▶

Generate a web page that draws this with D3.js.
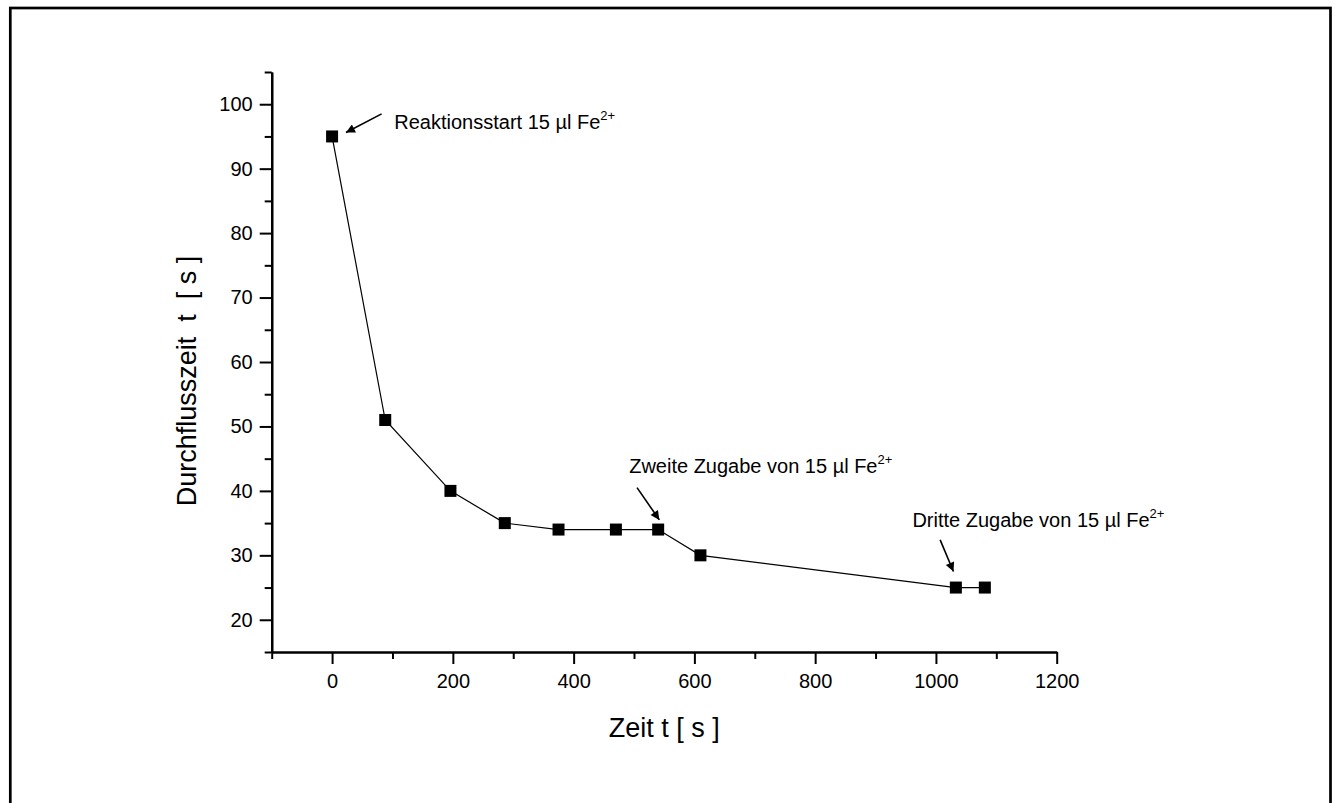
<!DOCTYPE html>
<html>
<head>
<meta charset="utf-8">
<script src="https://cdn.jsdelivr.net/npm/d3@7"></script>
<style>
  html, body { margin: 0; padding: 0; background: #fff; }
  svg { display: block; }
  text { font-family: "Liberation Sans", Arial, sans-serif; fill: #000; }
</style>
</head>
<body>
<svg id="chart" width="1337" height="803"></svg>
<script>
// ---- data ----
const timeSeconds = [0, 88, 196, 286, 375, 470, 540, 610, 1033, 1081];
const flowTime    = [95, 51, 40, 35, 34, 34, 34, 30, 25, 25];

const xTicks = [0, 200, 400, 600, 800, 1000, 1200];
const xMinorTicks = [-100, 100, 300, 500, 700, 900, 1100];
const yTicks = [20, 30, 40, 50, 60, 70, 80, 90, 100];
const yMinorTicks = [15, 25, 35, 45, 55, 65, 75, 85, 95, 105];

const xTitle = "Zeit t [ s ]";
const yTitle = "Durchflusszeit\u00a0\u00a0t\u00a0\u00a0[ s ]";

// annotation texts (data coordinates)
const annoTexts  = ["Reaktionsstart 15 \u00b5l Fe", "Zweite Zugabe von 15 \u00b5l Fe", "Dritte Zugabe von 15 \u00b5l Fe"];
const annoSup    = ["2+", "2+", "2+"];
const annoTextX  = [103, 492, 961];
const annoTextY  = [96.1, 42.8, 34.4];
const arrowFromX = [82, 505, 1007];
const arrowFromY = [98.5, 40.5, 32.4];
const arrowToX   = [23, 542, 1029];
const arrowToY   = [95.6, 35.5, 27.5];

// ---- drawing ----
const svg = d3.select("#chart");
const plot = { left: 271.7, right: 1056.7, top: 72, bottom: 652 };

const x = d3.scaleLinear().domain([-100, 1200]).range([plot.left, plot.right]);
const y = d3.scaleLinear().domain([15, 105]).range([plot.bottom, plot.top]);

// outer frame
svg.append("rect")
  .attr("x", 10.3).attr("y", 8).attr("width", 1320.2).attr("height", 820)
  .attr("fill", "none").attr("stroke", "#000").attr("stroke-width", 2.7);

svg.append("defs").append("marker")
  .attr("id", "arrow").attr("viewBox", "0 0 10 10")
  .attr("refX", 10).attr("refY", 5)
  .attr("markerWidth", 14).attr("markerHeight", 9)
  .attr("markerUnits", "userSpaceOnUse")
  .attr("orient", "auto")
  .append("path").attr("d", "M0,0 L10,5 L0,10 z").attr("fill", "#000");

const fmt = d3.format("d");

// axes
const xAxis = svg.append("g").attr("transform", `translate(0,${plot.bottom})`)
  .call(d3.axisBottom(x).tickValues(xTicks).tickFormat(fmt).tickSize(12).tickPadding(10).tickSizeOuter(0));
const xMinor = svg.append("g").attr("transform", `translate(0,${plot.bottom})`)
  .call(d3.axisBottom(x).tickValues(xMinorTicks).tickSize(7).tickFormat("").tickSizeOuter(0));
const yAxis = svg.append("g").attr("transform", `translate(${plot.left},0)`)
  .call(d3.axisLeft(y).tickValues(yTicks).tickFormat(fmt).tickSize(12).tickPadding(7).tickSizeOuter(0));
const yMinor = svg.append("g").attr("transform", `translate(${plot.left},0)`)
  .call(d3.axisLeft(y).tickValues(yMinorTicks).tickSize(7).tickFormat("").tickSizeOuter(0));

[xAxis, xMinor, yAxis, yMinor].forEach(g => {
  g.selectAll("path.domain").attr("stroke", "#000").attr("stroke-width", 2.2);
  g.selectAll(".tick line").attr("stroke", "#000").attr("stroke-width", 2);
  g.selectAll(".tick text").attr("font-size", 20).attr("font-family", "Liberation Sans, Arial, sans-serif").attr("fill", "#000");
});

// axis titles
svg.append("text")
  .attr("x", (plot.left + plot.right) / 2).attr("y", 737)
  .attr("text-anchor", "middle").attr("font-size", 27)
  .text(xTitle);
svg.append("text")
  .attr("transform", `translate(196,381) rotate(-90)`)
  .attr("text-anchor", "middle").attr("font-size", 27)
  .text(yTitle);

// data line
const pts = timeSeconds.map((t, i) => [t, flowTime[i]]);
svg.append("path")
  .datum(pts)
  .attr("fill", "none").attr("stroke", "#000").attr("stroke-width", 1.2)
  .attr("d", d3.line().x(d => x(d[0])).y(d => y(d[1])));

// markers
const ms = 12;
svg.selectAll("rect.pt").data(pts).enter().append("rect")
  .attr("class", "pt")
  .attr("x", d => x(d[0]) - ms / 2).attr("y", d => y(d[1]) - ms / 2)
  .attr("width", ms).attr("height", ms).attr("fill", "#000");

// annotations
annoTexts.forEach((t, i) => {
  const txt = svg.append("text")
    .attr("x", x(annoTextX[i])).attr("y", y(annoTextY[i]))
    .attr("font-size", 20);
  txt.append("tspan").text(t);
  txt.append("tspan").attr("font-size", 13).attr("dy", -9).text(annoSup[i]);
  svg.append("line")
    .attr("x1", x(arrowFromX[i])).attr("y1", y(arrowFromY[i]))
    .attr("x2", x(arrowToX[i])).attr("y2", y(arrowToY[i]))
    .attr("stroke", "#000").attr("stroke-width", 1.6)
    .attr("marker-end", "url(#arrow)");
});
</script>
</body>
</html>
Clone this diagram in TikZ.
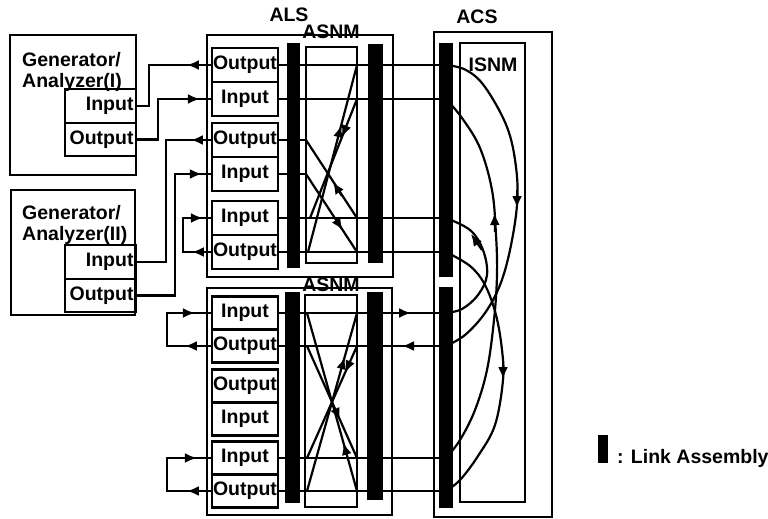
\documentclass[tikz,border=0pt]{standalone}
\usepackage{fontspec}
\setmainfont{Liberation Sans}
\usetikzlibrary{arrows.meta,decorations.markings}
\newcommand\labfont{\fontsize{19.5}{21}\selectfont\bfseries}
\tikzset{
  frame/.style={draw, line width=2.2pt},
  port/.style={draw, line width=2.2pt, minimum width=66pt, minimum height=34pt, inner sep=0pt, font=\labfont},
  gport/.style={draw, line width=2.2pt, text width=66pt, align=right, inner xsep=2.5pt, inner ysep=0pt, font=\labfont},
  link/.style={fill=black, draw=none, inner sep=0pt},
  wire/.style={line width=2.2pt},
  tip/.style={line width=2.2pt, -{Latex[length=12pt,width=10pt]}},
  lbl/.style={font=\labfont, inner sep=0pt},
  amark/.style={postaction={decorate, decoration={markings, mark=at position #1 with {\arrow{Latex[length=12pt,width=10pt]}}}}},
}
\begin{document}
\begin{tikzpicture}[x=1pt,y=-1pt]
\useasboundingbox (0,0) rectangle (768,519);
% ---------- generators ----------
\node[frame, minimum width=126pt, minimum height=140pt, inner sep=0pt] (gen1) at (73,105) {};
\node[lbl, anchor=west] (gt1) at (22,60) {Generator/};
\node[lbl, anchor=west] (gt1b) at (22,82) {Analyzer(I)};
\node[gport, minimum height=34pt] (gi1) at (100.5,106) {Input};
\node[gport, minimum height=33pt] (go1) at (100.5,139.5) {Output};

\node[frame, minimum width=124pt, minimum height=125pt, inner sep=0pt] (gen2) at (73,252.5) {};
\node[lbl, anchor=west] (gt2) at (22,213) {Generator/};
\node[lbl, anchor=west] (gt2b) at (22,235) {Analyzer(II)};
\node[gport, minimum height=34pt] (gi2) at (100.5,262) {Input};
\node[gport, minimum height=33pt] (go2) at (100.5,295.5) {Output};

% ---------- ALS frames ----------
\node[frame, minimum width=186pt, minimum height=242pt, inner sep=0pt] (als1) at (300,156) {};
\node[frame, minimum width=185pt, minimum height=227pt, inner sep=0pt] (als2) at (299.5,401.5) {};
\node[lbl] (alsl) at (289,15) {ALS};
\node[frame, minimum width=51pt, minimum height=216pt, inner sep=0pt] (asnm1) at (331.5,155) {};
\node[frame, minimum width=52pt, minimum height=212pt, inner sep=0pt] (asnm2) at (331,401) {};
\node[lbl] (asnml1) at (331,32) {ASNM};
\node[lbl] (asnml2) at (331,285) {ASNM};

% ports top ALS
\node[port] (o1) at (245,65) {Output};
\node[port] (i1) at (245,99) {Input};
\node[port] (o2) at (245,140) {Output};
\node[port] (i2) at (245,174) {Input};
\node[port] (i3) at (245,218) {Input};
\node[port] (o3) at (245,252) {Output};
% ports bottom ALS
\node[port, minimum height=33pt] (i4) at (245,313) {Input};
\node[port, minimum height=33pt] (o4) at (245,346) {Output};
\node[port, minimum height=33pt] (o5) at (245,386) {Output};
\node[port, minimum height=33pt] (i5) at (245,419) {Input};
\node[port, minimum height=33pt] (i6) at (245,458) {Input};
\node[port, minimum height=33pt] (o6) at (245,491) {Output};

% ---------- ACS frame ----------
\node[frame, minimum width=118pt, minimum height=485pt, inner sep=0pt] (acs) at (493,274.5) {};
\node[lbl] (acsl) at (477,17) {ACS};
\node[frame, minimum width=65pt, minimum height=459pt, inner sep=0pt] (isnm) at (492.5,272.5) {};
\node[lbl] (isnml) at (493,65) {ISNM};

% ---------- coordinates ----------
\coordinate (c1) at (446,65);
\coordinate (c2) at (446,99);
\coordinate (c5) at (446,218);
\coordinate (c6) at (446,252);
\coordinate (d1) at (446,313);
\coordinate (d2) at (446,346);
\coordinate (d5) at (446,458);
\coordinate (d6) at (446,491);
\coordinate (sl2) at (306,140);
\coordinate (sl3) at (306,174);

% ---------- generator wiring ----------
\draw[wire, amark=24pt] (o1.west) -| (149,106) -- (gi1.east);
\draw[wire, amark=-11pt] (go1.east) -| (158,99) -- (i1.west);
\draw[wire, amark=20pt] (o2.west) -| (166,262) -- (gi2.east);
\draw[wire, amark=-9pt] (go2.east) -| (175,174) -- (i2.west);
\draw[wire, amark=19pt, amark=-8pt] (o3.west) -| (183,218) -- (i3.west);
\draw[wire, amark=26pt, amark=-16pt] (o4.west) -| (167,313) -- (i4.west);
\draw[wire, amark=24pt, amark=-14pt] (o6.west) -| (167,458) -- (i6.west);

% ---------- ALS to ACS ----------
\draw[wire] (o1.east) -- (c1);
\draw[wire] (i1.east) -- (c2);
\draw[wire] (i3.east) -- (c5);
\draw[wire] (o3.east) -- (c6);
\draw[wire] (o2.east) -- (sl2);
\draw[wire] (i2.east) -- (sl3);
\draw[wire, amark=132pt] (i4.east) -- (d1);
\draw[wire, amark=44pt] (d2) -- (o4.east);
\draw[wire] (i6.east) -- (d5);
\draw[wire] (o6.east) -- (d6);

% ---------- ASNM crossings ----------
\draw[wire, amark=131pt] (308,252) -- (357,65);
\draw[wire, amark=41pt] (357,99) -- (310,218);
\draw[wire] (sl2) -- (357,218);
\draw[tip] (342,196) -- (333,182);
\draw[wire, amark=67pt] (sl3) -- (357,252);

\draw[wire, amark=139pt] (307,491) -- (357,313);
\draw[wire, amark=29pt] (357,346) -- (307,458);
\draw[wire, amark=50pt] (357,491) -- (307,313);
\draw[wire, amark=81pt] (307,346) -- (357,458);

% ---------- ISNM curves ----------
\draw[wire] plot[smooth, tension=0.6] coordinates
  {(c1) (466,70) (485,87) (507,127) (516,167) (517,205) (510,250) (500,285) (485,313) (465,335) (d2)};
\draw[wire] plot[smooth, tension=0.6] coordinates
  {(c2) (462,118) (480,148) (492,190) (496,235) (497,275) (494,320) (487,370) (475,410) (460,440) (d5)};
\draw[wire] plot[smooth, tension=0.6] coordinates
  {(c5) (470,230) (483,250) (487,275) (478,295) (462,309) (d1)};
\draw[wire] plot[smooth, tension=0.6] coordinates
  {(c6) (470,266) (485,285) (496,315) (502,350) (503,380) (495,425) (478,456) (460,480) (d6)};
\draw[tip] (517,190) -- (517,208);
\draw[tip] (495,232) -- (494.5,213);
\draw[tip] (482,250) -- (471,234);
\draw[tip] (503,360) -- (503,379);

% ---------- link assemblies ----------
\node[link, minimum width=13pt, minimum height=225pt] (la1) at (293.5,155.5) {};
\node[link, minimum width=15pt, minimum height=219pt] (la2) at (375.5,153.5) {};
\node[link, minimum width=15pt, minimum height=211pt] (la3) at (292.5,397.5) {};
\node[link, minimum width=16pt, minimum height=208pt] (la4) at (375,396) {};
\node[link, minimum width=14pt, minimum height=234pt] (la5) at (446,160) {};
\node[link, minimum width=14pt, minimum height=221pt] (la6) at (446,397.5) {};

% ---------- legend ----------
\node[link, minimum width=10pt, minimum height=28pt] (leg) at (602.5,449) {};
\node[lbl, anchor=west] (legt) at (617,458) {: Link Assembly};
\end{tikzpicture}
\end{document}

◀

:: TASK OBJECTIVE ::
From the first line above down to the line with "30, 25, 25];", reproduce every line and no others, omitting pictures.

:: WRITTEN RESPONSE ::
Generate a web page that draws this with D3.js.
<!DOCTYPE html>
<html>
<head>
<meta charset="utf-8">
<script src="https://cdn.jsdelivr.net/npm/d3@7"></script>
<style>
  html, body { margin: 0; padding: 0; background: #fff; }
  svg { display: block; }
  text { font-family: "Liberation Sans", Arial, sans-serif; fill: #000; }
</style>
</head>
<body>
<svg id="chart" width="1337" height="803"></svg>
<script>
// ---- data ----
const timeSeconds = [0, 88, 196, 286, 375, 470, 540, 610, 1033, 1081];
const flowTime    = [95, 51, 40, 35, 34, 34, 34, 30, 25, 25];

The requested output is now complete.